Three 3,000-pound satellites were packaged atop the Proton launcher. The Christmas delivery was right on target, and the rocket reached the correct orbit about 12,000 miles high with an inclination of around 64.8 degrees.
Liftoff of the Proton K rocket was at 2018 GMT (3:18 p.m. EST) from Complex 81 at the Baikonur Cosmodrome in Kazakhstan.
The booster included a Block DM upper stage that conducted two burns to deliver the satellite trio into the proper orbit.
The three spacecraft are upgraded members of Russia's Global Navigation Satellite System, the nation's counterpart to the U.S. Global Positioning System.
The Glonass M satellites are designed to operate for up to seven years, an improvement over earlier Glonass craft that could only last three years in space.

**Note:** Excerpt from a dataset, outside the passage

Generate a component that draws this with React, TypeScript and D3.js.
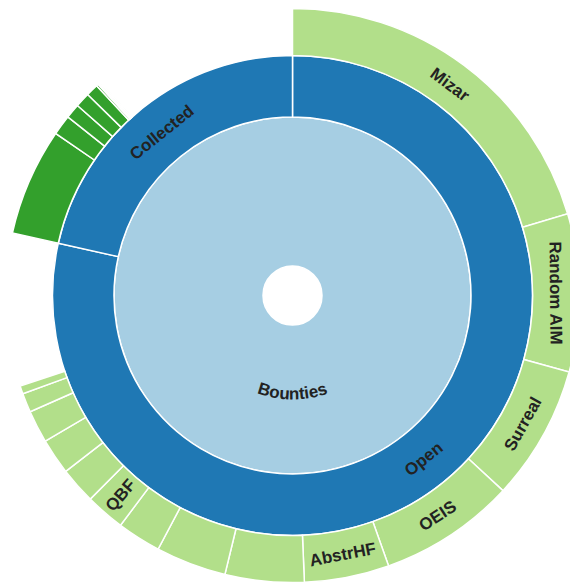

Upgraded Glonass spacecraft also feature a second civilian navigation channel and increased accuracy for both military and private users. After the satellites are pressed into service, they will provide horizontal and vertical positioning data within about 200 feet to worldwide users, according to the Russian Space Agency.
Glonass satellites also allow users to determine velocity and their exact time, according to the Itar-Tass news agency.
The Glonass fleet currently consists of 11 operational spacecraft, with five more at least temporarily switched off, according to an online status report. Those tallies do not include the satellites launched Monday.
When fully deployed, the constellation is designed to operate in three orbital planes, each with eight satellites. The system now fills two planes, but a third remains empty, according to a Russian Space Agency Web site.
Russian officials are planning more Glonass launches in 2007 and 2008 to fill the gaps in the fleet, and there could be 18 active spacecraft in orbit within about one year. The system is scheduled to reach its full complement of 24 satellites by 2009, according to Itar-Tass news reports.
Monday's flight marked the 62nd space launch to reach Earth orbit this year. At least one more launch is scheduled for Wednesday, when a Russian Soyuz rocket will carry a European science satellite into space.